This article, by Modesto P. Sa-Onoy, was published in the Daily Guardian, 16th May 2018
CHINA has reportedly installed facilities for a missile strike in the Philippine’s side of the disputed South China Sea. The Philippine Navy estimates that the facilities can be operational in three months. Pro-Chinese Filipino officials claim that the missiles are not pointed at the Philippines as if the missile launching pads are stuck to one direction. The Philippine Navy said they have interceptors, but how many?
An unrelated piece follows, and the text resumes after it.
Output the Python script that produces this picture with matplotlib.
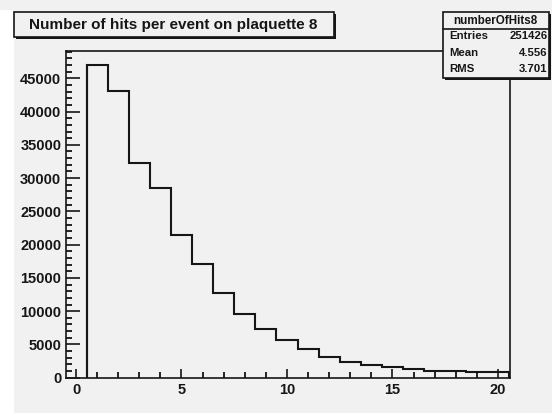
import matplotlib
matplotlib.use('Agg')
import matplotlib.pyplot as plt
from matplotlib.patches import Rectangle
import numpy as np

# histogram contents, one bin per integer 1..20
bin_centers = list(range(1, 21))
counts = [46950, 43100, 32200, 28500, 21500, 17100, 12800, 9500, 7300, 5670,
          4300, 3160, 2400, 1900, 1560, 1300, 1050, 1050, 800, 800]

title = 'Number of hits per event on plaquette 8'
stats_name = 'numberOfHits8'
stats_rows = [('Entries', '251426'), ('Mean', '4.556'), ('RMS', '3.701')]

W, H = 552, 413
bg = '#f1f1f1'
ink = '#161616'
plt.rcParams['font.family'] = ['Liberation Sans', 'DejaVu Sans']

fig = plt.figure(figsize=(W / 100, H / 100), dpi=100, facecolor=bg)


def fx(px):
    return px / W


def fy(py):
    return 1 - py / H


def box(x0, y0, x1, y1, shadow=2, lw=1.2):
    # ROOT style pave: shadow then frame, coordinates in pixels from top-left
    fig.patches.append(Rectangle((fx(x0 + shadow), fy(y1 + shadow)), fx(x1 - x0), (y1 - y0) / H,
                                 transform=fig.transFigure, facecolor=ink, edgecolor='none', zorder=5))
    fig.patches.append(Rectangle((fx(x0), fy(y1)), fx(x1 - x0), (y1 - y0) / H,
                                 transform=fig.transFigure, facecolor=bg, edgecolor=ink, lw=lw, zorder=6))


# white strip on the left edge of the canvas
fig.patches.append(Rectangle((0, 0), fx(14), fy(10), transform=fig.transFigure,
                             facecolor='white', edgecolor='none', zorder=0))

ax = fig.add_axes([fx(66.3), fy(377.7), fx(510 - 66.3), (377.7 - 51) / H])
ax.set_facecolor(bg)
edges = np.array(bin_centers + [bin_centers[-1] + 1]) - 0.5
ax.stairs(counts, edges, baseline=0, color=ink, lw=1.5)
ax.vlines(edges[0], 0, counts[0], color=ink, lw=1.5)

ax.set_xlim(-0.46, 20.57)
ax.set_ylim(0, 49100)
ax.set_xticks([0, 5, 10, 15, 20])
ax.set_xticks(np.arange(0, 21, 1), minor=True)
ax.set_yticks(np.arange(0, 45001, 5000))
ax.set_yticks(np.arange(0, 49001, 1000), minor=True)
for s in ax.spines.values():
    s.set_color(ink)
    s.set_linewidth(1.2)
ax.tick_params(axis='y', which='major', direction='in', length=10, width=1.2, pad=3.6,
               labelsize=10.5, colors=ink)
ax.tick_params(axis='y', which='minor', direction='in', length=4.3, width=1.2)
ax.tick_params(axis='x', which='major', direction='in', length=6.5, width=1.2, pad=3.6,
               labelsize=10.5, colors=ink)
ax.tick_params(axis='x', which='minor', direction='in', length=4, width=1.2)
for lab in ax.get_xticklabels() + ax.get_yticklabels():
    lab.set_fontweight('bold')

# title pave
box(14, 12, 334, 37)
fig.text(fx(29), fy(24.5), title, ha='left', va='center', fontsize=11,
         fontweight='bold', color=ink, zorder=7)

# stats pave
box(442.7, 11.7, 549, 78.3, shadow=2)
fig.lines.append(plt.Line2D([fx(442.7), fx(549)], [fy(29), fy(29)], transform=fig.transFigure,
                            color=ink, lw=1.2, zorder=7))
fig.text(fx(495.8), fy(20.7), stats_name, ha='center', va='center', fontsize=8.4,
         fontweight='bold', color=ink, zorder=7)
for i, (k, v) in enumerate(stats_rows):
    yy = fy(35.8 + i * 16.7)
    fig.text(fx(449), yy, k, ha='left', va='center', fontsize=8.2, fontweight='bold', color=ink, zorder=7)
    fig.text(fx(547.5), yy, v, ha='right', va='center', fontsize=8.2, fontweight='bold', color=ink, zorder=7)

plt.savefig('out.png', dpi=100, facecolor=bg)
Are they enough to prevent missiles from devastating the country?
For years China has set its eyes on the Philippine Sea that had been proven in the international court to be Philippine territory but China refuses to accept that decision and uses its military might to bully the Philippines from enforcing its rights.
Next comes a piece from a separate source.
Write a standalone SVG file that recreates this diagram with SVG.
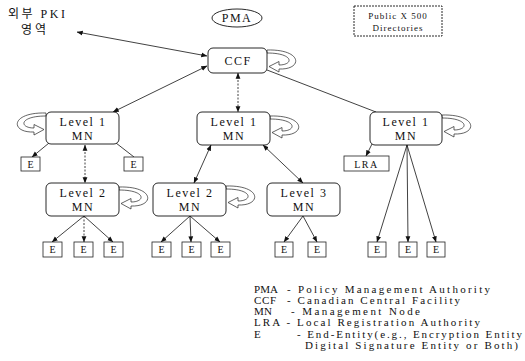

Now it is using its economic clout to entice the Philippines not to outright demand the removal of its missiles but to just keep on making statements against them. In return it has befriended President Duterte with offers of economic aid, loans and investments. But as one commentator warned, “don’t trust China with those financial offers.” But Duterte wants to be close to China as a counter-balance to the US that he accuses of unfriendly acts for the US criticisms of Duterte’s human rights record.
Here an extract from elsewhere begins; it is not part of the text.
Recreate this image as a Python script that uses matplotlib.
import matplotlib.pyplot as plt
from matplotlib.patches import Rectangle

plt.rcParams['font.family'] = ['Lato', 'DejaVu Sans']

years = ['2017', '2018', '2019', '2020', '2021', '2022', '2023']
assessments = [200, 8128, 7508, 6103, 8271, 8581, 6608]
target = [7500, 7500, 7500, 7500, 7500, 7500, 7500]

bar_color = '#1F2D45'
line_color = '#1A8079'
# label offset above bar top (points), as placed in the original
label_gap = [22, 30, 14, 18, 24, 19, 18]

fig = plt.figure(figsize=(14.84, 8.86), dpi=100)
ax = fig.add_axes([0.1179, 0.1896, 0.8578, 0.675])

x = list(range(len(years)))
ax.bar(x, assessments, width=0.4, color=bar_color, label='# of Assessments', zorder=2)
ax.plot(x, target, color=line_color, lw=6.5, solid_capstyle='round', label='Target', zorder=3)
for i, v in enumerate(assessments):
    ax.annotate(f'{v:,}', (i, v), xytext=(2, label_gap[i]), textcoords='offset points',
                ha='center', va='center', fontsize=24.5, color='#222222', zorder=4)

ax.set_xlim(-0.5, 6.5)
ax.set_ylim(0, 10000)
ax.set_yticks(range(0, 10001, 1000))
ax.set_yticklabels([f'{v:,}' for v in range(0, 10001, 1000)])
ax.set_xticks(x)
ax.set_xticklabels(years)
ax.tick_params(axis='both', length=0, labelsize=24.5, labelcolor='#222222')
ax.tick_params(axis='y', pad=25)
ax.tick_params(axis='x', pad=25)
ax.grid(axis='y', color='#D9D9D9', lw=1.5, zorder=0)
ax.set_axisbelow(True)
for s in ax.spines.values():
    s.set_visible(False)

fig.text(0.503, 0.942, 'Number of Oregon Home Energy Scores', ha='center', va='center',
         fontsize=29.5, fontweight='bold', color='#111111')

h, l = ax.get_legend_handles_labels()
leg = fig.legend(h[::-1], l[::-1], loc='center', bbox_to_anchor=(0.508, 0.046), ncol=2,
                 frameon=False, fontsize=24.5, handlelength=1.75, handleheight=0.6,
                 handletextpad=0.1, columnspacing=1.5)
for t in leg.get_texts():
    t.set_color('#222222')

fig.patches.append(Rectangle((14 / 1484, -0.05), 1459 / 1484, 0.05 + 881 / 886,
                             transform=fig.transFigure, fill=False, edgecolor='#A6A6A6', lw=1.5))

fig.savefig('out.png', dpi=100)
China needs to expand to survive and the Philippines is an easy target – close, weak and “friendly”. Martin Jacques whose 2009 book, “When China Rules the World” I had quoted before, has a grim assessment of China’s rapid development that bears on this subject of expansionism.
“China is increasingly dependent on the rest of the world for the huge quantities of raw materials that it needs for its economic growth. It is already the world’s largest buyer of copper, the second biggest buyer of iron ore, the third largest buyer of alumina. It absorbs close to a third of global supply of coal, steel and cotton, and almost half of its cement. It is the second largest energy consumer after the US, with nearly 70 per cent produced from burning coal. In 2005, China used more coal than the US, India and Russian combined. In 2004 it accounted for nearly 40 per cent of the increase in the world demand for oil. If the Chinese was to continue to expand at 8 per cent a year in the future, its income per head would reach the current US level in 2031, at which it would consume the equivalent of two-thirds of current world grain harvest and its demand for paper would double the world’s current production. If it were to enjoy the same level of per capita car ownership as the US does today, it would have 1.1 billion cars compared with the worldwide total of 800 million; and it would use 99 million barrels of oil a day compared with a worldwide total of production of 84 million barrels per day in 2006. Of course, such a level of demand would be unsustainable in terms of the world’s available resources, not to mention its global environmental impact, which is dire.”
These are not just estimates but projections and we are already feeling the impact of China’s needs. The Western countries were able to expand their economies without harming or exhausting their natural resources because they had colonies to provide the raw materials and absorb their outputs. Japan had the same idea at the turn of the 20th century and embarked on expansionism in 1936 with its slogan, “East Asia Co-Prosperity Sphere”, its euphemism for Japanese colonies like the Philippines.
Martin’s book was published nine years ago and we are now seeing the movement of China to expand and secure a new kind of colonies, dissimilar to the concept and methods as the Western colonizers but colonization nevertheless.
A few years ago a report said that China wanted to lease one million hectares in the Philippines that it will cultivate for food production. That is not for local consumption but to help feed the billions of Chinese. Although China has large tracts of land not all are suitable for agriculture and their water source for agriculture is limited. It must expand.
A report said that real estate prices in the Philippines are rising fast; one reason is that Chinese investors are buying land. Caveat emptor is still an excellent policy.